Extract word for word the lines of the listing from its start to the line holding "XAxis, YAxis, CartesianGrid", both ends kept; pictures are not part of the copy.
[START RECORDED DATA]
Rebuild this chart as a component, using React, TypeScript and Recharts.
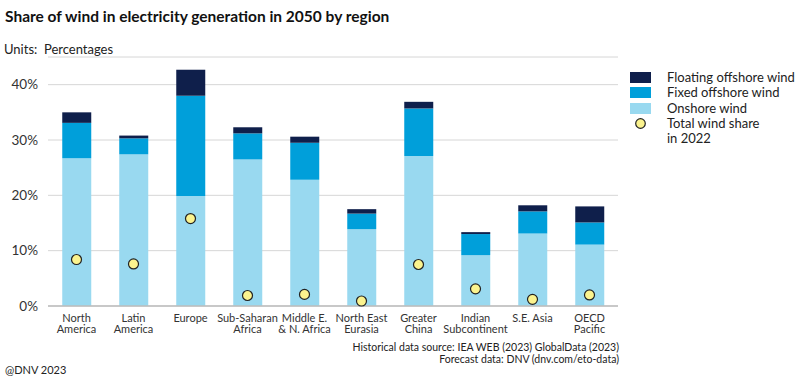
import React from "react";
import { ComposedChart, Bar, Line, XAxis, YAxis, CartesianGrid } from "recharts";

const regions = [
  "North America",
  "Latin America",
  "Europe",
  "Sub-Saharan Africa",
  "Middle E. & N. Africa",
  "North East Eurasia",
  "Greater China",
  "Indian Subcontinent",
  "S.E. Asia",
  "OECD Pacific",
];
const regionLines: string[][] = [
  ["North", "America"],
  ["Latin", "America"],
  ["Europe"],
  ["Sub-Saharan", "Africa"],
  ["Middle E.", "& N. Africa"],
  ["North East", "Eurasia"],
  ["Greater", "China"],
  ["Indian", "Subcontinent"],
  ["S.E. Asia"],
  ["OECD", "Pacific"],
];
const onshore = [26.7, 27.4, 19.9, 26.5, 22.8, 13.9, 27.1, 9.2, 13.1, 11.1];
const fixedOffshore = [6.4, 2.9, 18.1, 4.7, 6.7, 2.8, 8.6, 3.8, 4.0, 4.0];
const floatingOffshore = [1.9, 0.5, 4.7, 1.1, 1.1, 0.8, 1.2, 0.35, 1.1, 2.9];
const share2022 = [8.4, 7.6, 15.8, 1.9, 2.1, 0.9, 7.5, 3.1, 1.2, 2.0];
const yTicks = [0, 10, 20, 30, 40];

const COLORS = {
  floating: "#0f1f4b",
  fixed: "#009fda",
  onshore: "#99d9f0",
  dot: "#fbf38e",
};

const data = regions.map((r, i) => ({
  region: r,
  onshore: onshore[i],
  fixed: fixedOffshore[i],
  floating: floatingOffshore[i],
  share: share2022[i],
}));

const FONT = "Lato, 'Noto Sans', sans-serif";

const XTick = (props: any) => {
  const { x, y, payload } = props;
  const lines = regionLines[regions.indexOf(payload.value)] || [payload.value];
  return (
    <text x={x} y={y} textAnchor="middle" fill="#333" fontSize={11} fontFamily={FONT}>
      {lines.map((l, i) => (
        <tspan key={i} x={x} dy={i === 0 ? 7.5 : 11.7}>
          {l}
        </tspan>
      ))}
    </text>
  );
};

const legendItems = [
  { label: ["Floating offshore wind"], color: COLORS.floating, type: "rect" },
  { label: ["Fixed offshore wind"], color: COLORS.fixed, type: "rect" },
  { label: ["Onshore wind"], color: COLORS.onshore, type: "rect" },
  { label: ["Total wind share", "in 2022"], color: COLORS.dot, type: "dot" },
];

const LegendBlock = () => (
  <div style={{ position: "absolute", left: 630, top: 70, fontFamily: FONT, fontSize: 13, color: "#222" }}>
    {legendItems.map((it, i) => (
      <div key={i} style={{ display: "flex", alignItems: "flex-start", height: it.label.length > 1 ? 30 : 15.3 }}>
        <div style={{ width: 37, height: 15, position: "relative", flex: "none" }}>
          {it.type === "rect" ? (
            <div style={{ position: "absolute", left: 0, top: 2, width: 21, height: 11, background: it.color }} />
          ) : (
            <svg width={22} height={15} style={{ position: "absolute", left: 0, top: 0 }}>
              <circle cx={10.5} cy={7.5} r={4.8} fill={it.color} stroke="#222" strokeWidth={1.2} />
            </svg>
          )}
        </div>
        <div style={{ lineHeight: "15px", whiteSpace: "nowrap" }}>
          {it.label.map((l, j) => (
            <div key={j}>{l}</div>
          ))}
        </div>
      </div>
    ))}
  </div>
);

export default function App() {
  return (
    <div style={{ position: "fixed", left: 0, top: 0, width: 800, height: 383, background: "#fff", fontFamily: FONT }}>
      <div style={{ position: "absolute", left: 5, top: 7, fontSize: 15.5, fontWeight: 700, color: "#111", whiteSpace: "nowrap" }}>
        Share of wind in electricity generation in 2050 by region
      </div>
      <div style={{ position: "absolute", left: 4, top: 41, fontSize: 13, color: "#222", whiteSpace: "nowrap" }}>
        Units:&nbsp; Percentages
      </div>
      <ComposedChart
        width={800}
        height={383}
        data={data}
        margin={{ top: 57, right: 182, bottom: 0, left: 0 }}
        barCategoryGap="25%"
      >
        <CartesianGrid vertical={false} stroke="#d6d6d6" strokeWidth={1} />
        <XAxis
          dataKey="region"
          interval={0}
          tick={<XTick />}
          tickLine={false}
          axisLine={{ stroke: "#bdbdbd", strokeWidth: 1.5 }}
          height={77}
        />
        <YAxis
          domain={[0, 45]}
          ticks={yTicks}
          width={48}
          tickLine={false}
          axisLine={false}
          tickSize={0}
          tickMargin={10}
          tickFormatter={(v: number) => `${v}%`}
          tick={{ fill: "#333", fontSize: 13.5, fontFamily: FONT }}
        />
        <Bar dataKey="onshore" stackId="a" fill={COLORS.onshore} isAnimationActive={false} />
        <Bar dataKey="fixed" stackId="a" fill={COLORS.fixed} isAnimationActive={false} />
        <Bar dataKey="floating" stackId="a" fill={COLORS.floating} isAnimationActive={false} />
        <Line
          dataKey="share"
          stroke="none"
          isAnimationActive={false}
          dot={{ r: 5, fill: COLORS.dot, stroke: "#222", strokeWidth: 1.2 }}
          activeDot={false}
        />
      </ComposedChart>
      <LegendBlock />
      <div style={{ position: "absolute", right: 181, top: 341, fontSize: 10.5, color: "#222", textAlign: "right", lineHeight: "12px", whiteSpace: "nowrap" }}>
        <div>Historical data source: IEA WEB (2023) GlobalData (2023)</div>
        <div>Forecast data: DNV (dnv.com/eto-data)</div>
      </div>
      <div style={{ position: "absolute", left: 5, top: 363, fontSize: 11, color: "#222", whiteSpace: "nowrap" }}>
        @DNV 2023
      </div>
    </div>
  );
}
[END RECORDED DATA]
EXPECTED ANSWER -
Rebuild this chart as a component, using React, TypeScript and Recharts.
import React from "react";
import { ComposedChart, Bar, Line, XAxis, YAxis, CartesianGrid } from "recharts";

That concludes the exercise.